Word for word, copy all the data and drop the pictures.

Data for the task
:::

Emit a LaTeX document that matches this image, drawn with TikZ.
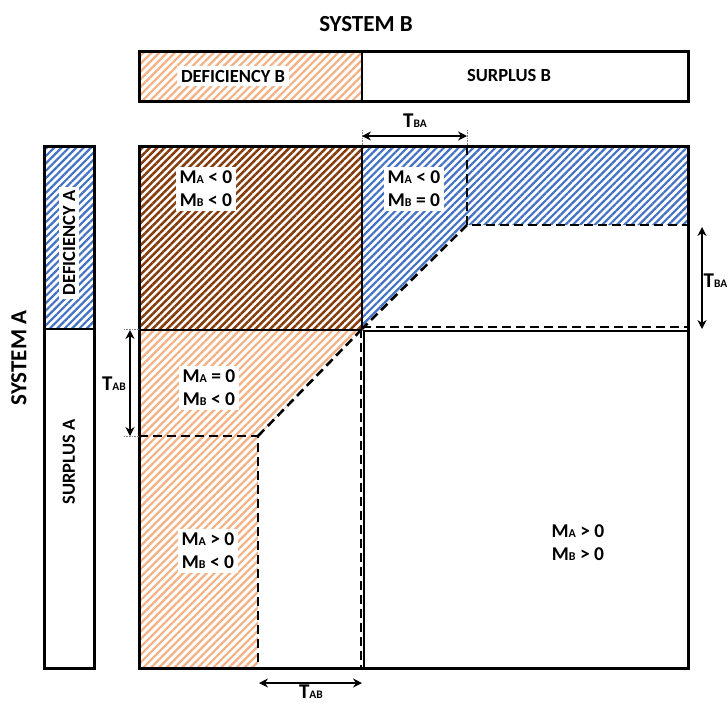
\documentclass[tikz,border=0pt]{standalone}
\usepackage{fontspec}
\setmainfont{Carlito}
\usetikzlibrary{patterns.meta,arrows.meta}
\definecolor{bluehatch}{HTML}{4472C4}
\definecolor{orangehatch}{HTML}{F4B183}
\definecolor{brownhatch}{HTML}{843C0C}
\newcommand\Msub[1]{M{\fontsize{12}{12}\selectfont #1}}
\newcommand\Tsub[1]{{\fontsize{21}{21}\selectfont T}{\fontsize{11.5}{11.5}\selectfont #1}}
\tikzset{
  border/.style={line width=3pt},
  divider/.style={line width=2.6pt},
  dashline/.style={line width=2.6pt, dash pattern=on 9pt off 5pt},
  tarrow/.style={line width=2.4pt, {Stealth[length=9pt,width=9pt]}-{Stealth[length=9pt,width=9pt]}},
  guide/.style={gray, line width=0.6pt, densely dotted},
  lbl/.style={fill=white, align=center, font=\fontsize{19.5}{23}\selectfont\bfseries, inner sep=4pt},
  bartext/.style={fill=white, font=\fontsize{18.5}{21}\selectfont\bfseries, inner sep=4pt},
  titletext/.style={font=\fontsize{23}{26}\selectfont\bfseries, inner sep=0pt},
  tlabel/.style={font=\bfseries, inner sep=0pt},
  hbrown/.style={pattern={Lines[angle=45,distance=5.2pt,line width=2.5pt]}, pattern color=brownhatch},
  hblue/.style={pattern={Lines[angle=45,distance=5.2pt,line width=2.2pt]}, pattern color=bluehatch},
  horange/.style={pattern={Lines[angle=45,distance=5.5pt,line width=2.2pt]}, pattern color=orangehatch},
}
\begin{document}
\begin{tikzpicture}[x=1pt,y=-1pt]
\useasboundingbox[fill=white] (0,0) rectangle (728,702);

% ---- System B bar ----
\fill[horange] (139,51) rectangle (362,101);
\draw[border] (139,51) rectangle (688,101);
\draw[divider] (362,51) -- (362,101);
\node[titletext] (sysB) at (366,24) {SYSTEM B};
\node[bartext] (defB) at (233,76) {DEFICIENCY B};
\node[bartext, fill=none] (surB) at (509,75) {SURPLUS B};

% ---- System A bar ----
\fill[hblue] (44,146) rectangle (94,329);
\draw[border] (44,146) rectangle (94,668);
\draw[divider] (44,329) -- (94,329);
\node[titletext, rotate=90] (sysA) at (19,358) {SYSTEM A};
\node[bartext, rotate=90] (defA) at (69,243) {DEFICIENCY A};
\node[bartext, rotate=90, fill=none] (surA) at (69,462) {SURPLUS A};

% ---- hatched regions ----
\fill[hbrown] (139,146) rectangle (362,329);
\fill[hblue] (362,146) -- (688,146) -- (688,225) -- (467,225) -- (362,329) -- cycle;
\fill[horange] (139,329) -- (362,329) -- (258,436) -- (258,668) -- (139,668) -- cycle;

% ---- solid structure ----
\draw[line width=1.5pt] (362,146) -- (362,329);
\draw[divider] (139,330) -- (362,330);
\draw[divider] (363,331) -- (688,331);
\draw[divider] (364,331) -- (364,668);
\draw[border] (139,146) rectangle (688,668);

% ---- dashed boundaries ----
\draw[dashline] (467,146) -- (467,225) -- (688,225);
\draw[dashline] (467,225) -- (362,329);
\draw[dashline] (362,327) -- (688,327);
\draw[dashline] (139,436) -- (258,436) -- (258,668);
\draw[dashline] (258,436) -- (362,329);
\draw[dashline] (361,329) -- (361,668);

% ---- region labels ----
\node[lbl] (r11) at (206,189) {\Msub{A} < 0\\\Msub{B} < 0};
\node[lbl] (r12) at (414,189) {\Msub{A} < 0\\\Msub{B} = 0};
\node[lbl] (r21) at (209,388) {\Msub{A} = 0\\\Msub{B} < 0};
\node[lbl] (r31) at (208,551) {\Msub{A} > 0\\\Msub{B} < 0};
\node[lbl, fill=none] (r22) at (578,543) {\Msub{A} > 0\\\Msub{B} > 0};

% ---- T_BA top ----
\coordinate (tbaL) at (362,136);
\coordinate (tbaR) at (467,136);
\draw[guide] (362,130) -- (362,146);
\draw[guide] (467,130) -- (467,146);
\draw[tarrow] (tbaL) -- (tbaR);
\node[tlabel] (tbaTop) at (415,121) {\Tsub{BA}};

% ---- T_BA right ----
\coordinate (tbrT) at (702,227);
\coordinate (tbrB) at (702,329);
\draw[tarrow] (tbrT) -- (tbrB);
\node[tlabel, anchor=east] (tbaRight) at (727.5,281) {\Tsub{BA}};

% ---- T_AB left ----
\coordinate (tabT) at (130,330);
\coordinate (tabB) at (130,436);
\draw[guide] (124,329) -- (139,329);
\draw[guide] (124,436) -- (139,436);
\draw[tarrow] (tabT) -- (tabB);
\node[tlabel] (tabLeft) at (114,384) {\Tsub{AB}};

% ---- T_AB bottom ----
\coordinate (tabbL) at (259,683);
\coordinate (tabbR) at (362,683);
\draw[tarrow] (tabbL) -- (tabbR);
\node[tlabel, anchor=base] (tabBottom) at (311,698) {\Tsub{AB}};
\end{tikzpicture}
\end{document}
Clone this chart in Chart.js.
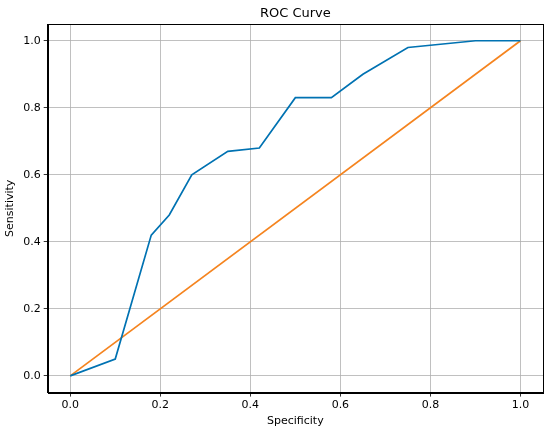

:::

Task response
Emit a LaTeX document that matches this image, drawn with TikZ.
\documentclass[tikz,border=0pt]{standalone}
\usepackage{fontspec}
\setmainfont{Carlito}
\usetikzlibrary{patterns.meta,arrows.meta}
\definecolor{bluehatch}{HTML}{4472C4}
\definecolor{orangehatch}{HTML}{F4B183}
\definecolor{brownhatch}{HTML}{843C0C}
\newcommand\Msub[1]{M{\fontsize{12}{12}\selectfont #1}}
\newcommand\Tsub[1]{{\fontsize{21}{21}\selectfont T}{\fontsize{11.5}{11.5}\selectfont #1}}
\tikzset{
  border/.style={line width=3pt},
  divider/.style={line width=2.6pt},
  dashline/.style={line width=2.6pt, dash pattern=on 9pt off 5pt},
  tarrow/.style={line width=2.4pt, {Stealth[length=9pt,width=9pt]}-{Stealth[length=9pt,width=9pt]}},
  guide/.style={gray, line width=0.6pt, densely dotted},
  lbl/.style={fill=white, align=center, font=\fontsize{19.5}{23}\selectfont\bfseries, inner sep=4pt},
  bartext/.style={fill=white, font=\fontsize{18.5}{21}\selectfont\bfseries, inner sep=4pt},
  titletext/.style={font=\fontsize{23}{26}\selectfont\bfseries, inner sep=0pt},
  tlabel/.style={font=\bfseries, inner sep=0pt},
  hbrown/.style={pattern={Lines[angle=45,distance=5.2pt,line width=2.5pt]}, pattern color=brownhatch},
  hblue/.style={pattern={Lines[angle=45,distance=5.2pt,line width=2.2pt]}, pattern color=bluehatch},
  horange/.style={pattern={Lines[angle=45,distance=5.5pt,line width=2.2pt]}, pattern color=orangehatch},
}
\begin{document}
\begin{tikzpicture}[x=1pt,y=-1pt]
\useasboundingbox[fill=white] (0,0) rectangle (728,702);

% ---- System B bar ----
\fill[horange] (139,51) rectangle (362,101);
\draw[border] (139,51) rectangle (688,101);
\draw[divider] (362,51) -- (362,101);
\node[titletext] (sysB) at (366,24) {SYSTEM B};
\node[bartext] (defB) at (233,76) {DEFICIENCY B};
\node[bartext, fill=none] (surB) at (509,75) {SURPLUS B};

% ---- System A bar ----
\fill[hblue] (44,146) rectangle (94,329);
\draw[border] (44,146) rectangle (94,668);
\draw[divider] (44,329) -- (94,329);
\node[titletext, rotate=90] (sysA) at (19,358) {SYSTEM A};
\node[bartext, rotate=90] (defA) at (69,243) {DEFICIENCY A};
\node[bartext, rotate=90, fill=none] (surA) at (69,462) {SURPLUS A};

% ---- hatched regions ----
\fill[hbrown] (139,146) rectangle (362,329);
\fill[hblue] (362,146) -- (688,146) -- (688,225) -- (467,225) -- (362,329) -- cycle;
\fill[horange] (139,329) -- (362,329) -- (258,436) -- (258,668) -- (139,668) -- cycle;

% ---- solid structure ----
\draw[line width=1.5pt] (362,146) -- (362,329);
\draw[divider] (139,330) -- (362,330);
\draw[divider] (363,331) -- (688,331);
\draw[divider] (364,331) -- (364,668);
\draw[border] (139,146) rectangle (688,668);

% ---- dashed boundaries ----
\draw[dashline] (467,146) -- (467,225) -- (688,225);
\draw[dashline] (467,225) -- (362,329);
\draw[dashline] (362,327) -- (688,327);
\draw[dashline] (139,436) -- (258,436) -- (258,668);
\draw[dashline] (258,436) -- (362,329);
\draw[dashline] (361,329) -- (361,668);

% ---- region labels ----
\node[lbl] (r11) at (206,189) {\Msub{A} < 0\\\Msub{B} < 0};
\node[lbl] (r12) at (414,189) {\Msub{A} < 0\\\Msub{B} = 0};
\node[lbl] (r21) at (209,388) {\Msub{A} = 0\\\Msub{B} < 0};
\node[lbl] (r31) at (208,551) {\Msub{A} > 0\\\Msub{B} < 0};
\node[lbl, fill=none] (r22) at (578,543) {\Msub{A} > 0\\\Msub{B} > 0};

% ---- T_BA top ----
\coordinate (tbaL) at (362,136);
\coordinate (tbaR) at (467,136);
\draw[guide] (362,130) -- (362,146);
\draw[guide] (467,130) -- (467,146);
\draw[tarrow] (tbaL) -- (tbaR);
\node[tlabel] (tbaTop) at (415,121) {\Tsub{BA}};

% ---- T_BA right ----
\coordinate (tbrT) at (702,227);
\coordinate (tbrB) at (702,329);
\draw[tarrow] (tbrT) -- (tbrB);
\node[tlabel, anchor=east] (tbaRight) at (727.5,281) {\Tsub{BA}};

% ---- T_AB left ----
\coordinate (tabT) at (130,330);
\coordinate (tabB) at (130,436);
\draw[guide] (124,329) -- (139,329);
\draw[guide] (124,436) -- (139,436);
\draw[tarrow] (tabT) -- (tabB);
\node[tlabel] (tabLeft) at (114,384) {\Tsub{AB}};

% ---- T_AB bottom ----
\coordinate (tabbL) at (259,683);
\coordinate (tabbR) at (362,683);
\draw[tarrow] (tabbL) -- (tabbR);
\node[tlabel, anchor=base] (tabBottom) at (311,698) {\Tsub{AB}};
\end{tikzpicture}
\end{document}
Clone this chart in Chart.js.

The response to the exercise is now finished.